Data block →

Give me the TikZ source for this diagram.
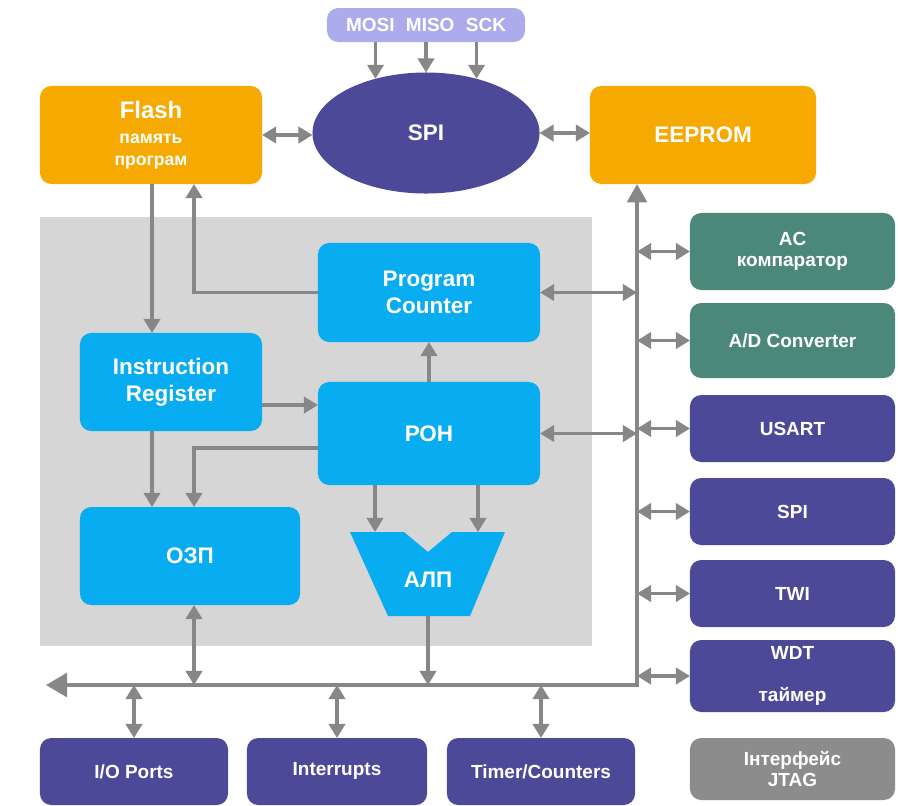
\documentclass[tikz,border=0pt]{standalone}
\usepackage{fontspec}
\setmainfont{Liberation Sans}
\usetikzlibrary{arrows.meta}
\usetikzlibrary{shapes.geometric}

\definecolor{memorange}{RGB}{246,169,0}
\definecolor{linkgray}{RGB}{135,135,135}
\definecolor{perpurple}{RGB}{76,73,152}
\definecolor{sigviolet}{RGB}{172,172,236}
\definecolor{cpublue}{RGB}{8,172,240}
\definecolor{anateal}{RGB}{76,136,122}
\definecolor{jtaggray}{RGB}{140,140,140}
\definecolor{coregray}{RGB}{214,214,214}

\tikzset{
  box/.style={rectangle,rounded corners=8pt,inner sep=0pt,outer sep=0pt,text=white,align=center,font=\bfseries\fontsize{13.5}{15}\selectfont},
  cpubox/.style={box,fill=cpublue,font=\bfseries\fontsize{16}{19.5}\selectfont},
  membox/.style={box,fill=memorange,font=\bfseries\fontsize{16}{19}\selectfont},
  perbox/.style={box,fill=perpurple,minimum width=5.125cm},
  anabox/.style={perbox,fill=anateal},
  link/.style={draw=linkgray,line width=2.4pt,-{Triangle[length=10pt,width=11.5pt]}},
  duplex/.style={draw=linkgray,line width=2.4pt,{Triangle[length=10pt,width=11.5pt]}-{Triangle[length=10pt,width=11.5pt]}},
}

\begin{document}
\begin{tikzpicture}[x=0.025cm,y=-0.025cm]
\useasboundingbox (0,0) rectangle (898,805);
\fill[white] (0,0) rectangle (898,805);
\fill[coregray] (40,217) rectangle (592,646);

\node[box,fill=sigviolet,minimum width=4.95cm,minimum height=0.85cm] (sigs) at (426,25) {MOSI\hspace{0.6em}MISO\hspace{0.6em}SCK};
\node[ellipse,fill=perpurple,text=white,inner sep=0pt,outer sep=0pt,minimum width=5.675cm,minimum height=3.025cm,font=\bfseries\fontsize{16}{19}\selectfont] (spi) at (426,133) {SPI};
\node[membox,minimum width=5.55cm,minimum height=2.45cm,font=\bfseries\fontsize{12.5}{15.5}\selectfont] (flash) at (151,135) {{\fontsize{17}{17}\selectfont Flash}\\[2pt]память\\програм};
\node[membox,minimum width=5.65cm,minimum height=2.45cm] (eeprom) at (703,135) {EEPROM};

\node[cpubox,minimum width=5.55cm,minimum height=2.475cm] (pc) at (429,292.5) {Program\\Counter};
\node[cpubox,minimum width=4.55cm,minimum height=2.45cm] (ir) at (171,382) {Instruction\\Register};
\node[cpubox,minimum width=5.55cm,minimum height=2.575cm] (roh) at (429,433.5) {РОН};
\node[cpubox,minimum width=5.5cm,minimum height=2.45cm] (ozp) at (190,556) {ОЗП};
\fill[cpublue] (350,532) -- (404,532) -- (428,552) -- (452,532) -- (505,532) -- (470,616) -- (388,616) -- cycle;
\node[text=white,font=\bfseries\fontsize{16}{19}\selectfont] (alu) at (428,580) {АЛП};
\coordinate (aluT) at (428,532);
\coordinate (aluB) at (428,616);

\node[anabox,minimum height=1.925cm] (ac) at (792.5,251.5) {AC\\компаратор};
\node[anabox,minimum height=1.875cm] (adc) at (792.5,340.5) {A/D Converter};
\node[perbox,minimum height=1.675cm] (usart) at (792.5,428.5) {USART};
\node[perbox,minimum height=1.675cm] (spibox) at (792.5,511.5) {SPI};
\node[perbox,minimum height=1.675cm] (twi) at (792.5,593.5) {TWI};
\node[perbox,minimum height=1.8cm] (wdt) at (792.5,676) {WDT\\[15pt]таймер};
\node[perbox,fill=jtaggray,minimum height=1.55cm] (jtag) at (792.5,769) {Інтерфейс\\JTAG};

\node[perbox,minimum width=4.7cm,minimum height=1.675cm] (io) at (134,771.5) {I/O Ports};
\node[perbox,minimum width=4.5cm,minimum height=1.675cm] (intr) at (337,771.5) {\strut Interrupts};
\node[perbox,minimum width=4.7cm,minimum height=1.675cm] (tmr) at (541,771.5) {Timer/Counters};

\coordinate (busR) at (637,685);
\coordinate (busL) at (46,685);
\coordinate (colA) at (152,0);
\coordinate (colB) at (194,0);
\coordinate (colC) at (375,0);
\coordinate (colD) at (478,0);
\coordinate (rowA) at (0,405);
\coordinate (rowB) at (0,448);

\draw[duplex] (flash.east) -- (flash.east -| spi.west);
\draw[duplex] (spi.east) -- (spi.east -| eeprom.west);
\draw[link] (sigs.south -| spi.133) -- (spi.133);
\draw[link] (sigs.south) -- (spi.north);
\draw[link] (sigs.south -| spi.47) -- (spi.47);
\draw[link] (flash.south -| colA) -- (ir.north -| colA);
\draw[link] (pc.west) -| (flash.south -| colB);
\draw[link] (ir.east |- rowA) -- (roh.west |- rowA);
\draw[link] (roh.north) -- (pc.south);
\draw[link] (ir.south -| colA) -- (ozp.north -| colA);
\draw[link] (roh.west |- rowB) -| (ozp.north -| colB);
\draw[link] (roh.south -| colC) -- (aluT -| colC);
\draw[link] (roh.south -| colD) -- (aluT -| colD);
\draw[duplex] (pc.east) -- (pc.east -| busR);
\draw[duplex] (roh.east) -- (roh.east -| busR);
\draw[draw=linkgray,line width=2.4pt,{Triangle[length=15pt,width=17pt]}-{Triangle[length=13pt,width=14pt]}] (busL) -- (busR) -- (busR |- eeprom.south);
\draw[link] (aluB) -- (aluB |- busR);
\draw[duplex] (ozp.south -| colB) -- (colB |- busR);
\draw[duplex] (io.north) -- (io.north |- busR);
\draw[duplex] (intr.north) -- (intr.north |- busR);
\draw[duplex] (tmr.north) -- (tmr.north |- busR);
\foreach \p in {ac,adc,usart,spibox,twi,wdt}
  \draw[duplex] (busR |- \p.west) -- (\p.west);

\end{tikzpicture}
\end{document}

Stated goal → Everything from the first line of the listing above through the line that contains "width=5.65cm,minimum height=2.45cm] (eeprom)" is to be restated word for word, minus the pictures.

Full answer →
Give me the TikZ source for this diagram.
\documentclass[tikz,border=0pt]{standalone}
\usepackage{fontspec}
\setmainfont{Liberation Sans}
\usetikzlibrary{arrows.meta}
\usetikzlibrary{shapes.geometric}

\definecolor{memorange}{RGB}{246,169,0}
\definecolor{linkgray}{RGB}{135,135,135}
\definecolor{perpurple}{RGB}{76,73,152}
\definecolor{sigviolet}{RGB}{172,172,236}
\definecolor{cpublue}{RGB}{8,172,240}
\definecolor{anateal}{RGB}{76,136,122}
\definecolor{jtaggray}{RGB}{140,140,140}
\definecolor{coregray}{RGB}{214,214,214}

\tikzset{
  box/.style={rectangle,rounded corners=8pt,inner sep=0pt,outer sep=0pt,text=white,align=center,font=\bfseries\fontsize{13.5}{15}\selectfont},
  cpubox/.style={box,fill=cpublue,font=\bfseries\fontsize{16}{19.5}\selectfont},
  membox/.style={box,fill=memorange,font=\bfseries\fontsize{16}{19}\selectfont},
  perbox/.style={box,fill=perpurple,minimum width=5.125cm},
  anabox/.style={perbox,fill=anateal},
  link/.style={draw=linkgray,line width=2.4pt,-{Triangle[length=10pt,width=11.5pt]}},
  duplex/.style={draw=linkgray,line width=2.4pt,{Triangle[length=10pt,width=11.5pt]}-{Triangle[length=10pt,width=11.5pt]}},
}

\begin{document}
\begin{tikzpicture}[x=0.025cm,y=-0.025cm]
\useasboundingbox (0,0) rectangle (898,805);
\fill[white] (0,0) rectangle (898,805);
\fill[coregray] (40,217) rectangle (592,646);

\node[box,fill=sigviolet,minimum width=4.95cm,minimum height=0.85cm] (sigs) at (426,25) {MOSI\hspace{0.6em}MISO\hspace{0.6em}SCK};
\node[ellipse,fill=perpurple,text=white,inner sep=0pt,outer sep=0pt,minimum width=5.675cm,minimum height=3.025cm,font=\bfseries\fontsize{16}{19}\selectfont] (spi) at (426,133) {SPI};
\node[membox,minimum width=5.55cm,minimum height=2.45cm,font=\bfseries\fontsize{12.5}{15.5}\selectfont] (flash) at (151,135) {{\fontsize{17}{17}\selectfont Flash}\\[2pt]память\\програм};
\node[membox,minimum width=5.65cm,minimum height=2.45cm] (eeprom) at (703,135) {EEPROM};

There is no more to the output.